◆ **SET PROBLEM**:
All the data should come back exactly as it was given.

◆ **PROVIDED MATERIAL**:

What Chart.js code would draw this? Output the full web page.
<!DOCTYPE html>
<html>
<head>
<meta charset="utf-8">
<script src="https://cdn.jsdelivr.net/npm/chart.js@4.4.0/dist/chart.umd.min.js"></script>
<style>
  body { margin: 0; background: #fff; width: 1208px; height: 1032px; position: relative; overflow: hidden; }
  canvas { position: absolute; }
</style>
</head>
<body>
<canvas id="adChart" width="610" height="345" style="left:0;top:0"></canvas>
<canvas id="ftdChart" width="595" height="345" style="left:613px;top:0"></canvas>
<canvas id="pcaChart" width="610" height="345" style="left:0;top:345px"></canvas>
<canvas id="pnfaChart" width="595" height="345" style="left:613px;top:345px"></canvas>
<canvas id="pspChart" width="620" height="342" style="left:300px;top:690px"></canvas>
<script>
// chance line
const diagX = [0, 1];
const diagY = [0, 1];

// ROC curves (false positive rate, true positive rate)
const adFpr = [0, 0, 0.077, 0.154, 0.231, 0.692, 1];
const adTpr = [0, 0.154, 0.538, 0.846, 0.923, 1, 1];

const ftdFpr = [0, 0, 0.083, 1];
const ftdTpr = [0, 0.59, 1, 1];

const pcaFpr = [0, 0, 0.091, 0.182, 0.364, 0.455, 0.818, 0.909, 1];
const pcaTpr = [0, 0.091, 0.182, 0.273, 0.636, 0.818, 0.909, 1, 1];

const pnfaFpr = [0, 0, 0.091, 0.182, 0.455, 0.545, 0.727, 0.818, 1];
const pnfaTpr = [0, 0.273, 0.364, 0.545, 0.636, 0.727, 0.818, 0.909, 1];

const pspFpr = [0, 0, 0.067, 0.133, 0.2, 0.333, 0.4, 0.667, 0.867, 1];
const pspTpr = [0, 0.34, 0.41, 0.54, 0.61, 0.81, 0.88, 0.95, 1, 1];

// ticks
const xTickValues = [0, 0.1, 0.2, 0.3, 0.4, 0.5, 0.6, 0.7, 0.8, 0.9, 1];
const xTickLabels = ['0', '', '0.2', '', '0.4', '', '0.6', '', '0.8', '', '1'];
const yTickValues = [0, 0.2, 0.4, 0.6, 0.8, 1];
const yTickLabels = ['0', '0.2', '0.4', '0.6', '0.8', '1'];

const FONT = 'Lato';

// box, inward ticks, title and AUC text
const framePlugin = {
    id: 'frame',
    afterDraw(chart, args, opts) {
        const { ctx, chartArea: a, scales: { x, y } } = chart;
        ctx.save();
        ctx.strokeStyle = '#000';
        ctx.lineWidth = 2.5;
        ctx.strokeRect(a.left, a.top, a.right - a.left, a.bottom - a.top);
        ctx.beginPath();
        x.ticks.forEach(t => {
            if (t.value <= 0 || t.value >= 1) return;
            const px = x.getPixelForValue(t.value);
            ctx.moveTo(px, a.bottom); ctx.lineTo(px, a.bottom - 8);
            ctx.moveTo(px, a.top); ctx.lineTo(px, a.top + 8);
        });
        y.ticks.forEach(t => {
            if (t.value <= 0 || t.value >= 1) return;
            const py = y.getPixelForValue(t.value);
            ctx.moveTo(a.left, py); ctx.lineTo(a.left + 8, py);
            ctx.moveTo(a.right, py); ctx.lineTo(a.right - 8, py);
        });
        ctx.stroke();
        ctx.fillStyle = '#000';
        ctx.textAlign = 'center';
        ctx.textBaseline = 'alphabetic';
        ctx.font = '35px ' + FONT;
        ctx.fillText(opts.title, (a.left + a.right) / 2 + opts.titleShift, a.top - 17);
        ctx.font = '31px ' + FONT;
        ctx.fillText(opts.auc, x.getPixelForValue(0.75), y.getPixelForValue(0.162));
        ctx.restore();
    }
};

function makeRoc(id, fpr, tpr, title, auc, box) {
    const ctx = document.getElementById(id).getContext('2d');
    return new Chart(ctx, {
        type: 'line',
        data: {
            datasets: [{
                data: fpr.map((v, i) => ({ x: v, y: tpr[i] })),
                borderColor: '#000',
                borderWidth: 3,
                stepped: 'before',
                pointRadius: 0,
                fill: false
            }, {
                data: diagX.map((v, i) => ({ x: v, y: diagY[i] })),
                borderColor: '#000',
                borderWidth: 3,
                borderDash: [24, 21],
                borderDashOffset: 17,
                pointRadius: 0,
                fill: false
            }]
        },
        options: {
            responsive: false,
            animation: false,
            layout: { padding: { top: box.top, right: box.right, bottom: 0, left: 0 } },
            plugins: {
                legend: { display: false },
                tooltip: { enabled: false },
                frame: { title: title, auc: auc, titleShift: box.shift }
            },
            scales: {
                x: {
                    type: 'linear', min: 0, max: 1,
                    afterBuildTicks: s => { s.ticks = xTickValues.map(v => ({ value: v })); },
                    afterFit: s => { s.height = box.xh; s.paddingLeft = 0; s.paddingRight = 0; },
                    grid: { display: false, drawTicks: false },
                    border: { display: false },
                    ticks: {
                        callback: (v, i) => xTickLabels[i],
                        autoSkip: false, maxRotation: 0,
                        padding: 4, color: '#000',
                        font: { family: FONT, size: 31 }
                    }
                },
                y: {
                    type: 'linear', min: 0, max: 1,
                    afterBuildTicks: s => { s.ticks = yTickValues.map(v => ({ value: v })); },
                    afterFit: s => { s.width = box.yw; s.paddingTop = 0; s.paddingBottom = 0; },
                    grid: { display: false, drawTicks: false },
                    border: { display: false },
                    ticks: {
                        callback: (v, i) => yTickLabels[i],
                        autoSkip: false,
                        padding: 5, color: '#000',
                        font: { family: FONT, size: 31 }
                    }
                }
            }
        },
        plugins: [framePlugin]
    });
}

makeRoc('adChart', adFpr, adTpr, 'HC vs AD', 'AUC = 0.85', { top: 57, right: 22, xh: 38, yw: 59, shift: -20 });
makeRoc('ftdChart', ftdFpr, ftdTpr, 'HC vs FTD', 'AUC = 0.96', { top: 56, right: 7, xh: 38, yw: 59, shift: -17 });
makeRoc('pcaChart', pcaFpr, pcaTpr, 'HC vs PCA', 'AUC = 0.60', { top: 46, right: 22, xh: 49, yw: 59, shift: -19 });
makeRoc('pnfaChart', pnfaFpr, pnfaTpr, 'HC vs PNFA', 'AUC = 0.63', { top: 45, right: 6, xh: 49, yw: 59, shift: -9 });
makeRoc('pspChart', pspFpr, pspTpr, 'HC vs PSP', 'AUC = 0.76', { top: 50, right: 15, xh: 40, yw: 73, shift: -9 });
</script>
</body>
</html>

◆ **EXERCISE RESPONSE**:
What Chart.js code would draw this? Output the full web page.
<!DOCTYPE html>
<html>
<head>
<meta charset="utf-8">
<script src="https://cdn.jsdelivr.net/npm/chart.js@4.4.0/dist/chart.umd.min.js"></script>
<style>
  body { margin: 0; background: #fff; width: 1208px; height: 1032px; position: relative; overflow: hidden; }
  canvas { position: absolute; }
</style>
</head>
<body>
<canvas id="adChart" width="610" height="345" style="left:0;top:0"></canvas>
<canvas id="ftdChart" width="595" height="345" style="left:613px;top:0"></canvas>
<canvas id="pcaChart" width="610" height="345" style="left:0;top:345px"></canvas>
<canvas id="pnfaChart" width="595" height="345" style="left:613px;top:345px"></canvas>
<canvas id="pspChart" width="620" height="342" style="left:300px;top:690px"></canvas>
<script>
// chance line
const diagX = [0, 1];
const diagY = [0, 1];

// ROC curves (false positive rate, true positive rate)
const adFpr = [0, 0, 0.077, 0.154, 0.231, 0.692, 1];
const adTpr = [0, 0.154, 0.538, 0.846, 0.923, 1, 1];

const ftdFpr = [0, 0, 0.083, 1];
const ftdTpr = [0, 0.59, 1, 1];

const pcaFpr = [0, 0, 0.091, 0.182, 0.364, 0.455, 0.818, 0.909, 1];
const pcaTpr = [0, 0.091, 0.182, 0.273, 0.636, 0.818, 0.909, 1, 1];

const pnfaFpr = [0, 0, 0.091, 0.182, 0.455, 0.545, 0.727, 0.818, 1];
const pnfaTpr = [0, 0.273, 0.364, 0.545, 0.636, 0.727, 0.818, 0.909, 1];

const pspFpr = [0, 0, 0.067, 0.133, 0.2, 0.333, 0.4, 0.667, 0.867, 1];
const pspTpr = [0, 0.34, 0.41, 0.54, 0.61, 0.81, 0.88, 0.95, 1, 1];

// ticks
const xTickValues = [0, 0.1, 0.2, 0.3, 0.4, 0.5, 0.6, 0.7, 0.8, 0.9, 1];
const xTickLabels = ['0', '', '0.2', '', '0.4', '', '0.6', '', '0.8', '', '1'];
const yTickValues = [0, 0.2, 0.4, 0.6, 0.8, 1];
const yTickLabels = ['0', '0.2', '0.4', '0.6', '0.8', '1'];

const FONT = 'Lato';

// box, inward ticks, title and AUC text
const framePlugin = {
    id: 'frame',
    afterDraw(chart, args, opts) {
        const { ctx, chartArea: a, scales: { x, y } } = chart;
        ctx.save();
        ctx.strokeStyle = '#000';
        ctx.lineWidth = 2.5;
        ctx.strokeRect(a.left, a.top, a.right - a.left, a.bottom - a.top);
        ctx.beginPath();
        x.ticks.forEach(t => {
            if (t.value <= 0 || t.value >= 1) return;
            const px = x.getPixelForValue(t.value);
            ctx.moveTo(px, a.bottom); ctx.lineTo(px, a.bottom - 8);
            ctx.moveTo(px, a.top); ctx.lineTo(px, a.top + 8);
        });
        y.ticks.forEach(t => {
            if (t.value <= 0 || t.value >= 1) return;
            const py = y.getPixelForValue(t.value);
            ctx.moveTo(a.left, py); ctx.lineTo(a.left + 8, py);
            ctx.moveTo(a.right, py); ctx.lineTo(a.right - 8, py);
        });
        ctx.stroke();
        ctx.fillStyle = '#000';
        ctx.textAlign = 'center';
        ctx.textBaseline = 'alphabetic';
        ctx.font = '35px ' + FONT;
        ctx.fillText(opts.title, (a.left + a.right) / 2 + opts.titleShift, a.top - 17);
        ctx.font = '31px ' + FONT;
        ctx.fillText(opts.auc, x.getPixelForValue(0.75), y.getPixelForValue(0.162));
        ctx.restore();
    }
};

function makeRoc(id, fpr, tpr, title, auc, box) {
    const ctx = document.getElementById(id).getContext('2d');
    return new Chart(ctx, {
        type: 'line',
        data: {
            datasets: [{
                data: fpr.map((v, i) => ({ x: v, y: tpr[i] })),
                borderColor: '#000',
                borderWidth: 3,
                stepped: 'before',
                pointRadius: 0,
                fill: false
            }, {
                data: diagX.map((v, i) => ({ x: v, y: diagY[i] })),
                borderColor: '#000',
                borderWidth: 3,
                borderDash: [24, 21],
                borderDashOffset: 17,
                pointRadius: 0,
                fill: false
            }]
        },
        options: {
            responsive: false,
            animation: false,
            layout: { padding: { top: box.top, right: box.right, bottom: 0, left: 0 } },
            plugins: {
                legend: { display: false },
                tooltip: { enabled: false },
                frame: { title: title, auc: auc, titleShift: box.shift }
            },
            scales: {
                x: {
                    type: 'linear', min: 0, max: 1,
                    afterBuildTicks: s => { s.ticks = xTickValues.map(v => ({ value: v })); },
                    afterFit: s => { s.height = box.xh; s.paddingLeft = 0; s.paddingRight = 0; },
                    grid: { display: false, drawTicks: false },
                    border: { display: false },
                    ticks: {
                        callback: (v, i) => xTickLabels[i],
                        autoSkip: false, maxRotation: 0,
                        padding: 4, color: '#000',
                        font: { family: FONT, size: 31 }
                    }
                },
                y: {
                    type: 'linear', min: 0, max: 1,
                    afterBuildTicks: s => { s.ticks = yTickValues.map(v => ({ value: v })); },
                    afterFit: s => { s.width = box.yw; s.paddingTop = 0; s.paddingBottom = 0; },
                    grid: { display: false, drawTicks: false },
                    border: { display: false },
                    ticks: {
                        callback: (v, i) => yTickLabels[i],
                        autoSkip: false,
                        padding: 5, color: '#000',
                        font: { family: FONT, size: 31 }
                    }
                }
            }
        },
        plugins: [framePlugin]
    });
}

makeRoc('adChart', adFpr, adTpr, 'HC vs AD', 'AUC = 0.85', { top: 57, right: 22, xh: 38, yw: 59, shift: -20 });
makeRoc('ftdChart', ftdFpr, ftdTpr, 'HC vs FTD', 'AUC = 0.96', { top: 56, right: 7, xh: 38, yw: 59, shift: -17 });
makeRoc('pcaChart', pcaFpr, pcaTpr, 'HC vs PCA', 'AUC = 0.60', { top: 46, right: 22, xh: 49, yw: 59, shift: -19 });
makeRoc('pnfaChart', pnfaFpr, pnfaTpr, 'HC vs PNFA', 'AUC = 0.63', { top: 45, right: 6, xh: 49, yw: 59, shift: -9 });
makeRoc('pspChart', pspFpr, pspTpr, 'HC vs PSP', 'AUC = 0.76', { top: 50, right: 15, xh: 40, yw: 73, shift: -9 });
</script>
</body>
</html>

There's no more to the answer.